CTV News Vancouver has obtained video allegedly showing would-be drivers cheating while taking their written knowledge tests.

Surveillance camera footage from the Insurance Corporation of British Columbia appears to show several people using various means to pass the test, including a woman who texted a friend for the answer.

"She takes out her phone. That's not allowed. There are no electronic devices permitted in the testing area," ICBC's Joanna Linsangan said of the video.

The woman takes a photo of the test and sends it to a friend. But by the time she gets a text back, ICBC's security has already been alerted.

"So that was a fail," Linsangan said.

Another man captured on camera tried harder to hide his phone, keeping it close to his body so it's barely visible from the camera. But Linsangan says he was caught within a few minutes.

"We've got eyes on you at all times. We're watching!" she said.

She told CTV News that ICBC has purposely made it hard for people to cheat. There are crashes reported every day in B.C., and the insurance provider is trying to make sure anyone granted a licence has knowledge of the rules.

Those caught breaking the rules are forced to leave without finishing the test, then they're put on a "time out" for 30 days, Linsangan said. Anyone caught cheating a second time is on probation for another 60 days, will have to sit down with an officer and will have their name flagged.

That flag will follow drivers in future transactions with ICBC. Whether it's a licence renewal or something more serious, "we'll be taking a closer look at any transaction," Linsangan said.

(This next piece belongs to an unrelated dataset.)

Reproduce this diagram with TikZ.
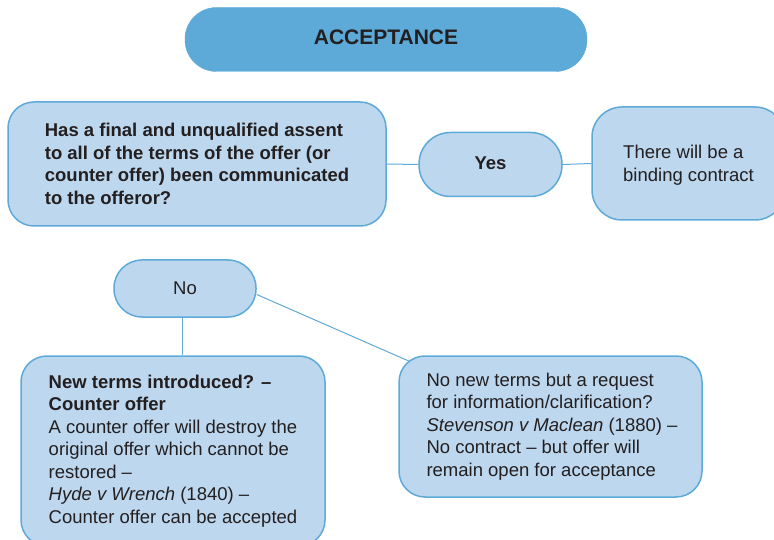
\documentclass[tikz,border=0pt]{standalone}
\usepackage{fontspec}
\setmainfont{Liberation Sans}
\usetikzlibrary{backgrounds}
\definecolor{edgeblue}{HTML}{5DA9D7}
\definecolor{boxfill}{HTML}{BDD7EE}
\definecolor{titlefill}{HTML}{5DAAD8}
\definecolor{ink}{HTML}{231F20}
\begin{document}
\begin{tikzpicture}[x=1pt,y=-1pt,
  box/.style={draw=edgeblue, fill=boxfill, line width=1.5pt, rounded corners=26pt,
    align=left, text=ink, inner sep=0pt, font=\fontsize{18.5}{22.5}\selectfont},
  pill/.style={box, align=center},
  titlebox/.style={fill=titlefill, draw=titlefill, text=ink, inner sep=0pt,
    rounded corners=31.5pt, minimum width=402pt, minimum height=64pt,
    font=\fontsize{21}{25}\selectfont\bfseries},
  link/.style={draw=edgeblue, line width=1pt}]
\useasboundingbox (0,0) rectangle (774,540);

% heading
\node[titlebox] (acc) at (386,39.5) {\raisebox{5pt}{ACCEPTANCE}};

% question and the "yes" branch
\node[box, minimum width=378pt, minimum height=124pt,
  font=\fontsize{18.5}{22.5}\selectfont\bfseries] (q) at (197,164)
  {Has a final and unqualified assent\\
   to all of the terms of the offer (or\\
   counter offer) been communicated\\
   to the offeror?};
\node[pill, rounded corners=31.5pt, minimum width=143pt, minimum height=64pt,
  font=\fontsize{18.5}{22.5}\selectfont\bfseries] (yes) at (490.5,164.5)
  {\raisebox{3pt}{Yes}};
\node[box, rounded corners=30pt, minimum width=193pt, minimum height=113pt]
  (bind) at (688.5,163.5) {\rule{0pt}{17pt}There will be a\\binding contract};

% the "no" branch
\node[pill, rounded corners=28pt, minimum width=142pt, minimum height=57pt]
  (no) at (185,288.5) {No};
\node[box, minimum width=304pt, minimum height=190pt] (nt) at (173,451)
  {\textbf{New terms introduced? –}\\
   \textbf{Counter offer}\\
   A counter offer will destroy the\\
   original offer which cannot be\\
   restored –\\
   \textit{Hyde v Wrench} (1840) –\\
   Counter offer can be accepted};
\node[box, minimum width=303pt, minimum height=141pt] (clar) at (550.5,426.5)
  {\hspace*{3pt}No new terms but a request\\
   \hspace*{3pt}for information/clarification?\\
   \hspace*{3pt}\textit{Stevenson v Maclean} (1880) –\\
   \hspace*{3pt}No contract – but offer will\\
   \hspace*{3pt}remain open for acceptance};

% connectors
\begin{scope}[on background layer]
\draw[link] (q.east) -- (yes.west);
\draw[link] (yes.east) -- (bind.west);
\draw[link] ([xshift=-3pt]no.south) -- ([xshift=-3pt]no.south |- nt.north);
\draw[link] ([yshift=-6pt]no.east) -- ([xshift=11pt,yshift=-6pt]clar.north west);
\end{scope}
\end{tikzpicture}
\end{document}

In one instance, a man caught cheating had just taken a photo of question 40 out of 50. He had 39 answers right, and 10 wrong.

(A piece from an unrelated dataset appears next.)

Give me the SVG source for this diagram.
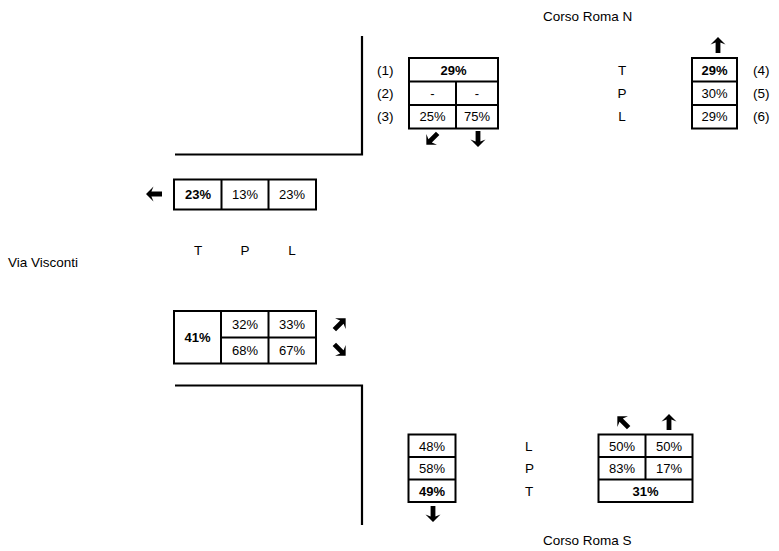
<svg xmlns="http://www.w3.org/2000/svg" xmlns:xlink="http://www.w3.org/1999/xlink" width="779" height="551" viewBox="0 0 779 551">
<style>
text{font-family:"Liberation Sans",Arial,sans-serif;font-size:13px;fill:#000}
.c{text-anchor:middle}
.b{font-weight:bold}
.lbl{font-size:13.5px}
.cell{fill:#fff;stroke:#000;stroke-width:2}
.ln{stroke:#000;stroke-width:2;fill:none}
.road{stroke:#000;stroke-width:2.2;fill:none}
</style>
<defs>
<path id="arr" d="M0,-8 L7.5,-0.5 L2.4,-2.6 L2.4,8 L-2.4,8 L-2.4,-2.6 L-7.5,-0.5 Z" fill="#000"/>
</defs>
<rect width="779" height="551" fill="#fff"/>

<g id="roads">
<path class="road" d="M362,36 V154.5 H175"/>
<path class="road" d="M175,385.5 H362 V525"/>
</g>

<g id="street-labels">
<text class="lbl" x="543" y="21">Corso Roma N</text>
<text class="lbl" x="8" y="267">Via Visconti</text>
<text class="lbl" x="543" y="545">Corso Roma S</text>
</g>

<g id="north-in">
<rect class="cell" x="409" y="58" width="89" height="70.5"/>
<path class="ln" d="M409,81.5 H498 M409,105 H498 M456,81.5 V128.5"/>
<text class="c b" x="453.5" y="74.5">29%</text>
<text class="c" x="432.5" y="97.5">-</text>
<text class="c" x="477" y="97.5">-</text>
<text class="c" x="432.5" y="121">25%</text>
<text class="c" x="477" y="121">75%</text>
<text class="lbl" x="377" y="74.5">(1)</text>
<text class="lbl" x="377" y="97.5">(2)</text>
<text class="lbl" x="377" y="121">(3)</text>
</g>

<g id="north-out">
<rect class="cell" x="692" y="58" width="45" height="70.5"/>
<path class="ln" d="M692,81.5 H737 M692,105 H737"/>
<text class="c b" x="714.5" y="74.5">29%</text>
<text class="c" x="714.5" y="97.5">30%</text>
<text class="c" x="714.5" y="121">29%</text>
<text class="lbl c" x="622" y="74.5">T</text>
<text class="lbl c" x="622" y="97.5">P</text>
<text class="lbl c" x="622" y="121">L</text>
<text class="lbl" x="753" y="74.5">(4)</text>
<text class="lbl" x="753" y="97.5">(5)</text>
<text class="lbl" x="753" y="121">(6)</text>
</g>

<g id="west-out">
<rect class="cell" x="174" y="179.5" width="142" height="30"/>
<path class="ln" d="M221.5,179.5 V209.5 M268.5,179.5 V209.5"/>
<text class="c b" x="198" y="199">23%</text>
<text class="c" x="245" y="199">13%</text>
<text class="c" x="292" y="199">23%</text>
<text class="lbl c" x="198" y="255">T</text>
<text class="lbl c" x="245" y="255">P</text>
<text class="lbl c" x="292" y="255">L</text>
</g>

<g id="west-in">
<rect class="cell" x="174" y="311" width="142" height="52.5"/>
<path class="ln" d="M221,311 V363.5 M268.5,311 V363.5 M221,337.5 H316"/>
<text class="c b" x="197.5" y="341.5">41%</text>
<text class="c" x="245" y="328.5">32%</text>
<text class="c" x="292" y="328.5">33%</text>
<text class="c" x="245" y="355">68%</text>
<text class="c" x="292" y="355">67%</text>
</g>

<g id="south-out">
<rect class="cell" x="408.5" y="434.5" width="47" height="67.5"/>
<path class="ln" d="M408.5,457 H455.5 M408.5,479.5 H455.5"/>
<text class="c" x="432" y="450.5">48%</text>
<text class="c" x="432" y="473">58%</text>
<text class="c b" x="432" y="495.5">49%</text>
<text class="lbl" x="525" y="450.5">L</text>
<text class="lbl" x="525" y="473">P</text>
<text class="lbl" x="525" y="495.5">T</text>
</g>

<g id="south-in">
<rect class="cell" x="598.5" y="434.5" width="94" height="67.5"/>
<path class="ln" d="M598.5,457 H692.5 M598.5,479.5 H692.5 M645.5,434.5 V479.5"/>
<text class="c" x="622" y="450.5">50%</text>
<text class="c" x="669" y="450.5">50%</text>
<text class="c" x="622" y="473">83%</text>
<text class="c" x="669" y="473">17%</text>
<text class="c b" x="645.5" y="495.5">31%</text>
</g>

<g id="arrows">
<use xlink:href="#arr" transform="translate(432,139) rotate(-135)"/>
<use xlink:href="#arr" transform="translate(478,139) rotate(180)"/>
<use xlink:href="#arr" transform="translate(718,45)"/>
<use xlink:href="#arr" transform="translate(154,194) rotate(-90)"/>
<use xlink:href="#arr" transform="translate(340,324) rotate(45)"/>
<use xlink:href="#arr" transform="translate(340,350) rotate(135)"/>
<use xlink:href="#arr" transform="translate(433,514) rotate(180)"/>
<use xlink:href="#arr" transform="translate(623,422) rotate(-45)"/>
<use xlink:href="#arr" transform="translate(669,422)"/>
</g>
</svg>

"He was at a critical point… You could see through his physical gestures that he was really stumped on this question," Linsangan said.

"It looked like he was trying to reach out to a lifeline - take a photo, get an answer. That never ended up happening for him. We stopped it, he ended up failing."

Another person came in with an answer key. He'd purchased the answers to 50 questions for $200.

The answer key was seized, but it likely wouldn't have helped him anyway.

"What he didn't realize is that the knowledge test is randomized… The sequence changes with every single customer," Linsangan said.

"Stupidity knows no bounds," Kurtis Strelau of Young Drivers of Canada said of the videos.

He said there's a serious side to cheating, because if a driver doesn't know the rules, they could be dangerous.

"If they have to cheat to get that far, we can only question the quality of driving they're going to end up with," he said.

In 2017, 258,000 people took the knowledge test, and 57 per cent passed. Another 43 per cent failed, but could take the test again.

Her advice for anyone taking the test is simple: would-be drivers just need to study.

"It's the rules of the road and a lot of common sense," she said.

ICBC offers a test online for new drivers and those looking to brush up on the rules. Strelau recommends anyone preparing to take their test through ICBC run through the online version repeatedly until they're consistently successful.